OCEANPORT – The way Natalia Lynch had it planned out in her mind is that she would spend another year or so working as an assistant trainer before trying to go out on her own. Then owner Al Gold offered to let her train nine horses from Gold Square LLC.
So on Aug. 25, Lynch, known by her nickname Tally, officially became a licensed trainer. A day later, she saddled her first starter, according to a press release.
And now on Sept. 12, with just the fourth starter in her burgeoning career, the 26-year-old Lynch will send out Wendell Fong in the $100,000 Mr. Prospector Stakes that headlines Monmouth Park’s 14-race card that day.
“It’s very surreal,” she said. “I haven’t had time to sit down and process how quickly everything has happened. I remember the day I got my trainer’s license. I was walking out of the office and a trainer said to me ‘Who do you work for?’ I looked down at the license and said ‘I guess myself now.’
“I keep telling myself this is not any different than what I have been doing for a long time. This is something I have been working for. When Al Gold gave me this opportunity, I couldn’t turn it down. So my one-year process before going out on my own turned into a two-week plan.”
Lynch, who will be based at Belmont Park on Long Island, N.Y., currently has 10 horses overall, eight from Gold Square (one was claimed). The Bethesda, Md., native was enrolled in the nursing school at Towson University when she started galloping horses, originally with the intent of becoming a jockey.
“I ended up not going back to school,” she said. “I started riding and worked my way up.
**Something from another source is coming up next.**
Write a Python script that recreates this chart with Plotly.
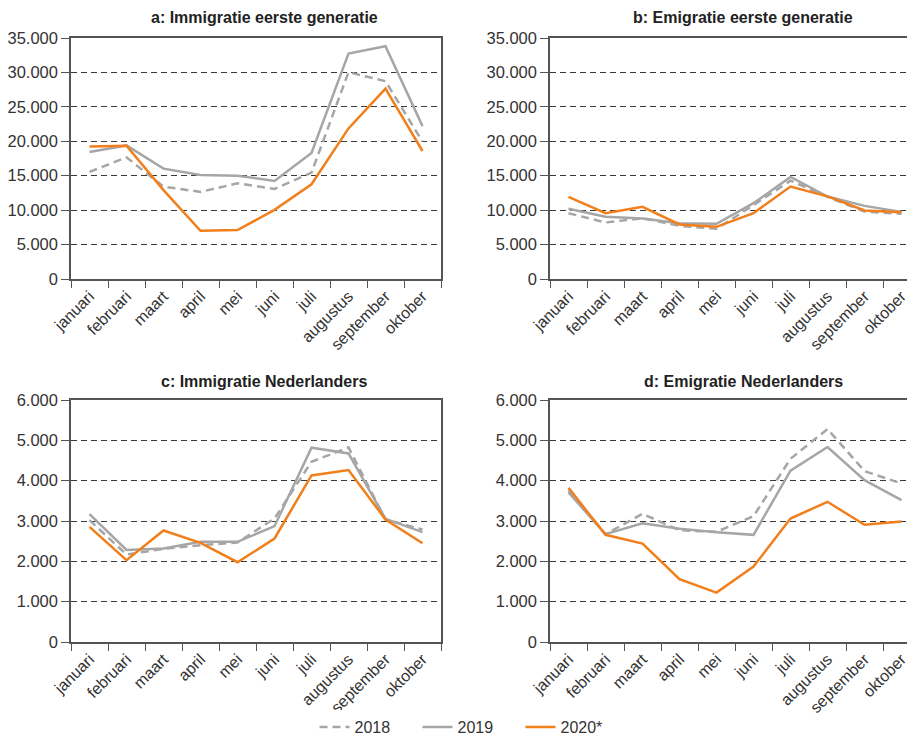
import plotly.graph_objects as go

months = ["januari", "februari", "maart", "april", "mei", "juni", "juli",
          "augustus", "september", "oktober"]

# a: Immigratie eerste generatie
a_2018 = [15550, 17670, 13420, 12650, 13900, 13080, 15450, 30030, 28730, 19940]
a_2019 = [18440, 19400, 16030, 15110, 15000, 14240, 18300, 32730, 33800, 22200]
a_2020 = [19250, 19350, 12900, 7000, 7100, 10040, 13760, 21870, 27660, 18590]

# b: Emigratie eerste generatie
b_2018 = [9560, 8210, 8830, 7720, 7290, 10720, 14290, 11920, 9800, 9460]
b_2019 = [10190, 9030, 8790, 8110, 8010, 11010, 14820, 11970, 10620, 9750]
b_2020 = [11925, 9560, 10480, 7920, 7580, 9560, 13420, 12000, 9950, 9700]

# c: Immigratie Nederlanders
c_2018 = [3020, 2168, 2309, 2400, 2466, 3062, 4469, 4825, 3037, 2789]
c_2019 = [3170, 2284, 2317, 2483, 2483, 2872, 4817, 4676, 3054, 2723]
c_2020 = [2855, 2028, 2764, 2458, 1978, 2566, 4130, 4262, 3037, 2450]

# d: Emigratie Nederlanders
d_2018 = [3766, 2673, 3178, 2772, 2731, 3120, 4543, 5280, 4237, 3931]
d_2019 = [3708, 2673, 2946, 2806, 2723, 2657, 4246, 4833, 4014, 3517]
d_2020 = [3823, 2657, 2441, 1556, 1225, 1870, 3062, 3476, 2905, 2988]

titles = ["a: Immigratie eerste generatie", "b: Emigratie eerste generatie",
          "c: Immigratie Nederlanders", "d: Emigratie Nederlanders"]
series_names = ["2018", "2019", "2020*"]

panels = [
    (a_2018, a_2019, a_2020),
    (b_2018, b_2019, b_2020),
    (c_2018, c_2019, c_2020),
    (d_2018, d_2019, d_2020),
]

OFF = 8  # page body margin
W, H = 915 - OFF, 737 - OFF
GRAY = "#a6a6a6"
ORANGE = "#f07f1c"
FONT = "Liberation Sans"

# pixel geometry of panels in window coords (left, right, top, bottom)
geo = [
    (71, 441, 38, 279),
    (550, 915, 38, 279),
    (71, 441, 400, 642),
    (550, 915, 400, 642),
]
yranges = [(0, 35000, 5000), (0, 35000, 5000), (0, 6000, 1000), (0, 6000, 1000)]


def px(x):
    return (x - OFF) / W


def py(y):
    return 1 - (y - OFF) / H


fig = go.Figure()
styles = [
    dict(color=GRAY, width=2.5, dash="8px,5px"),
    dict(color=GRAY, width=2.5),
    dict(color=ORANGE, width=2.5),
]

layout = {}
for i, (vals, (l, r, t, b), (y0, y1, dy)) in enumerate(zip(panels, geo, yranges)):
    n = "" if i == 0 else str(i + 1)
    for j, v in enumerate(vals):
        fig.add_trace(go.Scatter(
            x=months, y=v, mode="lines", name=series_names[j],
            line=styles[j], showlegend=(i == 0),
            xaxis="x" + n, yaxis="y" + n,
        ))
    cat_w = 37.0
    xmax = min(-0.5 + (r - l) / cat_w, 9.5)
    layout["xaxis" + n] = dict(
        domain=[px(l), px(r)], anchor="y" + n, type="category",
        range=[-0.5, xmax], tickson="boundaries", ticks="outside",
        ticklen=7, tickcolor="#555", tickwidth=1.2,
        showline=True, linecolor="#555", linewidth=1.5, mirror=True,
        showgrid=False, tickangle=-45, automargin=False,
        tickfont=dict(family=FONT, size=16, color="#333"),
    )
    layout["yaxis" + n] = dict(
        domain=[py(b), py(t)], anchor="x" + n,
        range=[y0, y1], dtick=dy, tick0=0, tickformat=",d",
        ticks="outside", ticklen=8, tickcolor="#555", tickwidth=1.2,
        showline=True, linecolor="#555", linewidth=1.5,
        mirror=(i in (0, 2)), automargin=False,
        showgrid=True, gridcolor="#3a3a3a", griddash="6px,4px", gridwidth=1.1,
        zeroline=False,
        tickfont=dict(family=FONT, size=16.5, color="#333"),
    )

annotations = []
title_y = [17, 17, 381, 381]
for i, (l, r, t, b) in enumerate(geo):
    cx = l + (441 - 71) / 2 + 8
    annotations.append(dict(
        text="<b>" + titles[i] + "</b>", x=px(cx), y=py(title_y[i]),
        xref="paper", yref="paper", xanchor="center", yanchor="middle",
        showarrow=False, font=dict(family=FONT, size=16, color="#222"),
    ))

fig.update_layout(
    width=W, height=H, margin=dict(l=0, r=0, t=0, b=0, autoexpand=False),
    paper_bgcolor="white", plot_bgcolor="white",
    separators=",.",
    annotations=annotations,
    legend=dict(orientation="h", x=px(469), xanchor="center", y=py(727),
                yanchor="middle", entrywidth=58, entrywidthmode="pixels",
                font=dict(family=FONT, size=16, color="#333"),
                traceorder="normal"),
    **layout,
)

fig.write_html("out.html")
I rode in a few amateur races last year, but my ultimate goal was to be a trainer.”
After becoming an assistant to Brittany Russell, Lynch then worked for Jeremiah Englehart. Most recently she was assisting Ray Handal.
Now she is in a race saddling a horse under her name against the likes of Hall of Famer Jerry Hollendorfer, Kelly Breen, Monmouth Park’s leading trainer, and Gregg Sacco, who has multiple Grade 1 winner Mind Control entered in the field of seven 3-year-olds and up going six furlongs.
“It’s terrifying to think about at times,” said Lynch. “I just look at it as at some point I hope I’m where they are. And I keep reminding myself that all of them started somewhere, too.”
A 4-year-old son of Flat Out, Wendell Fong (the horse’s name is an obscure reference from an episode in the “Frasier” TV sitcom) will need to recapture his 3-year-old form if the colt is to become Lynch’s first career winner.
Robertino Diodoro trained the horse in his last start, when he was fifth in an $80,000 optional claimer at Saratoga on July 23.
Jorge Vargas Jr., who rode the horse his first six career starts and accounted for all three of Wendell Fong’s career victories, has the mount.
“He’s a really cool horse,” said Lynch. “His last race he was a little bit out of form, but I had a thought to give him one more shot in a stakes race. He was running really good in stakes company at Oaklawn and I felt the race at Monmouth Park fit him. We put Vargas back on him because they did so well together when Wendell Fong was a 3-year-old.”
Lynch says she hopes her emotions don’t get the best of her when she winds up saddling her first winner, but suspects they will if it comes in the Mr. Prospector Stakes.
“I don’t know if I’ll be able to talk after the race if we win it,” she said.